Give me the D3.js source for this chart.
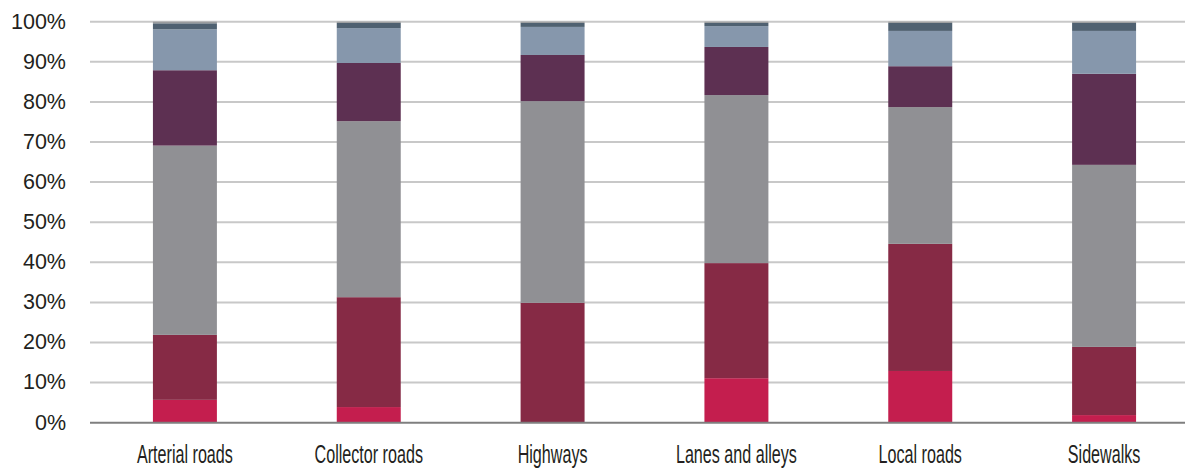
<!DOCTYPE html>
<html><head><meta charset="utf-8">
<script src="https://cdn.jsdelivr.net/npm/d3@7"></script>
<style>body{margin:0;background:#fff}svg{display:block}</style>
</head><body>
<svg id="c" width="1185" height="468"></svg>
<script>
const categories = ["Arterial roads","Collector roads","Highways","Lanes and alleys","Local roads","Sidewalks"];
const seriesNames = ["s1","s2","s3","s4","s5","s6","s7"];
const s1 = [5.7, 3.9, 0, 11.1, 12.9, 1.9];
const s2 = [16.2, 27.4, 29.9, 28.7, 31.7, 17.0];
const s3 = [47.2, 43.9, 50.3, 41.9, 34.1, 45.4];
const s4 = [18.8, 14.5, 11.5, 12.0, 10.2, 22.7];
const s5 = [10.2, 8.7, 7.0, 5.2, 8.8, 10.7];
const s6 = [1.5, 1.3, 1.0, 0.8, 2.0, 2.0];
const s7 = [0.4, 0.3, 0.3, 0.3, 0.3, 0.3];
const colors = ["#C41E4E","#862A45","#909094","#5D3052","#8697AC","#4F6171","#9a9c9e"];
const yTicks = [0,10,20,30,40,50,60,70,80,90,100];

const series = [s1,s2,s3,s4,s5,s6,s7];
const rows = categories.map((c,i)=>{const r={cat:c}; seriesNames.forEach((n,j)=>r[n]=series[j][i]); return r;});
const stack = d3.stack().keys(seriesNames)(rows);

const svg = d3.select("#c");
const x = d3.scaleBand().domain(categories).range([93,1196]).paddingInner(0.652).paddingOuter(0.326);
const y = d3.scaleLinear().domain([0,100]).range([422.7,21.7]);

// gridlines
svg.append("g").selectAll("line").data(yTicks.filter(t=>t>0)).join("line")
  .attr("x1",90).attr("x2",1185).attr("y1",d=>y(d)).attr("y2",d=>y(d))
  .attr("stroke","#c8c8c8").attr("stroke-width",2);

// y labels
svg.append("g").selectAll("text").data(yTicks).join("text")
  .attr("x",66).attr("y",d=>y(d)+6.8).attr("text-anchor","end")
  .attr("font-family","Liberation Sans, Arial, sans-serif").attr("font-size",21.5)
  .attr("fill","#231f20").text(d=>d+"%");

// bars
svg.append("g").selectAll("g").data(stack).join("g")
  .attr("fill",(d,i)=>colors[i])
  .selectAll("rect").data(d=>d).join("rect")
  .attr("x",d=>x(d.data.cat)).attr("width",x.bandwidth())
  .attr("y",d=>y(d[1])).attr("height",d=>Math.max(0,y(d[0])-y(d[1])));

// baseline
svg.append("line").attr("x1",90).attr("x2",1185).attr("y1",y(0)).attr("y2",y(0))
  .attr("stroke","#7f7f7f").attr("stroke-width",2);

// x labels
svg.append("g").selectAll("text").data(categories).join("text")
  .attr("transform",d=>`translate(${x(d)+x.bandwidth()/2},462.7) scale(0.62,1)`)
  .attr("text-anchor","middle")
  .attr("font-family","Liberation Sans, Arial, sans-serif").attr("font-size",26)
  .attr("fill","#231f20").text(d=>d);
</script>
</body></html>
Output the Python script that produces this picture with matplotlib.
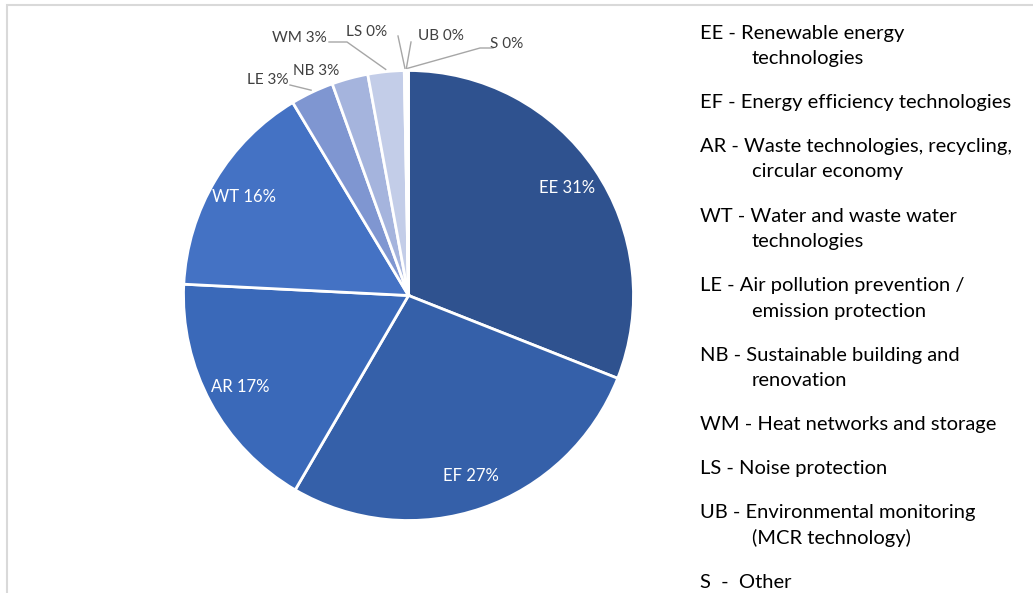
import numpy as np
import matplotlib.pyplot as plt
from matplotlib.patches import Rectangle

plt.rcParams['font.family'] = ['Lato', 'DejaVu Sans']

# shares per technology field (percent)
codes = ['EE', 'EF', 'AR', 'WT', 'LE', 'NB', 'WM', 'LS', 'UB', 'S']
shares = [31.0, 27.4, 17.4, 15.6, 3.1, 2.6, 2.6, 0.1, 0.1, 0.1]
colors = ['#2F528F', '#3560A9', '#3A69B9', '#4472C4', '#7F96D1',
          '#A5B4DD', '#C3CDE8', '#D5DCEF', '#DCE2F1', '#E4E9F5']

legend_lines = [
    ('EE - Renewable energy', 'technologies'),
    ('EF - Energy efficiency technologies',),
    ('AR - Waste technologies, recycling,', 'circular economy'),
    ('WT - Water and waste water', 'technologies'),
    ('LE - Air pollution prevention /', 'emission protection'),
    ('NB - Sustainable building and', 'renovation'),
    ('WM - Heat networks and storage',),
    ('LS - Noise protection',),
    ('UB - Environmental monitoring', '(MCR technology)'),
    ('S  -  Other',),
]

W, H = 1033, 593
fig = plt.figure(figsize=(W / 100, H / 100), dpi=100)
ax = fig.add_axes([0, 0, 1, 1])

cx, cy, R = 408.5, H - 295.5, 225
wedges, _ = ax.pie(shares, colors=colors, startangle=90, counterclock=False,
                   center=(cx, cy), radius=R, frame=True,
                   wedgeprops=dict(edgecolor='white', linewidth=2))

# labels for the big slices sit inside
def mid_angle(w):
    return np.deg2rad((w.theta1 + w.theta2) / 2)

for i in range(4):
    a = mid_angle(wedges[i])
    r = 0.85 * R
    ax.text(cx + r * np.cos(a), cy + r * np.sin(a), f'{codes[i]} {shares[i]:.0f}%',
            ha='center', va='center', color='white', fontsize=12)

# small slices: labels outside with leader lines (text anchor in pixel coords)
outside = {
    'LE': (268, 80, True),
    'NB': (316, 71, False),
    'WM': (299, 38, True),
    'LS': (367, 32, True),
    'UB': (441, 36, True),
    'S': (507, 44, True),
}
elbows = {
    'LE': [(290, 85)],
    'WM': [(329, 42), (347, 42)],
    'LS': [(398, 36)],
    'UB': [(411, 42)],
    'S': [(493, 48), (480, 48)],
}
for i in range(4, len(codes)):
    c = codes[i]
    tx, ty, leader = outside[c]
    ax.text(tx, H - ty, f'{c} {shares[i]:.0f}%', ha='center', va='center',
            color='#404040', fontsize=11)
    if leader:
        a = mid_angle(wedges[i])
        pts = [(x, H - y) for x, y in elbows[c]]
        pts.append((cx + 1.01 * R * np.cos(a), cy + 1.01 * R * np.sin(a)))
        xs, ys = zip(*pts)
        ax.plot(xs, ys, color='#A6A6A6', lw=1)

# legend text on the right
y = 33
for entry in legend_lines:
    ax.text(700, H - y, entry[0], ha='left', va='center', fontsize=14.5, color='black')
    for extra in entry[1:]:
        y += 25.5
        ax.text(752, H - y, extra, ha='left', va='center', fontsize=14.5, color='black')
    y += 44

ax.add_patch(Rectangle((7, -10), W, H - 5 + 10, fill=False, edgecolor='#D9D9D9', lw=1.5))

ax.set_xlim(0, W)
ax.set_ylim(0, H)
ax.set_aspect('equal')
ax.axis('off')

fig.savefig('out.png', dpi=100)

- Required work
In the listing above, find the line containing "Output the Python" and the line containing "ha='center', va='center', color='white', fontsize=12)", then write out both of them and every line between, exactly, with no pictures.

- Answer to this exercise
Output the Python script that produces this picture with matplotlib.
import numpy as np
import matplotlib.pyplot as plt
from matplotlib.patches import Rectangle

plt.rcParams['font.family'] = ['Lato', 'DejaVu Sans']

# shares per technology field (percent)
codes = ['EE', 'EF', 'AR', 'WT', 'LE', 'NB', 'WM', 'LS', 'UB', 'S']
shares = [31.0, 27.4, 17.4, 15.6, 3.1, 2.6, 2.6, 0.1, 0.1, 0.1]
colors = ['#2F528F', '#3560A9', '#3A69B9', '#4472C4', '#7F96D1',
          '#A5B4DD', '#C3CDE8', '#D5DCEF', '#DCE2F1', '#E4E9F5']

legend_lines = [
    ('EE - Renewable energy', 'technologies'),
    ('EF - Energy efficiency technologies',),
    ('AR - Waste technologies, recycling,', 'circular economy'),
    ('WT - Water and waste water', 'technologies'),
    ('LE - Air pollution prevention /', 'emission protection'),
    ('NB - Sustainable building and', 'renovation'),
    ('WM - Heat networks and storage',),
    ('LS - Noise protection',),
    ('UB - Environmental monitoring', '(MCR technology)'),
    ('S  -  Other',),
]

W, H = 1033, 593
fig = plt.figure(figsize=(W / 100, H / 100), dpi=100)
ax = fig.add_axes([0, 0, 1, 1])

cx, cy, R = 408.5, H - 295.5, 225
wedges, _ = ax.pie(shares, colors=colors, startangle=90, counterclock=False,
                   center=(cx, cy), radius=R, frame=True,
                   wedgeprops=dict(edgecolor='white', linewidth=2))

# labels for the big slices sit inside
def mid_angle(w):
    return np.deg2rad((w.theta1 + w.theta2) / 2)

for i in range(4):
    a = mid_angle(wedges[i])
    r = 0.85 * R
    ax.text(cx + r * np.cos(a), cy + r * np.sin(a), f'{codes[i]} {shares[i]:.0f}%',
            ha='center', va='center', color='white', fontsize=12)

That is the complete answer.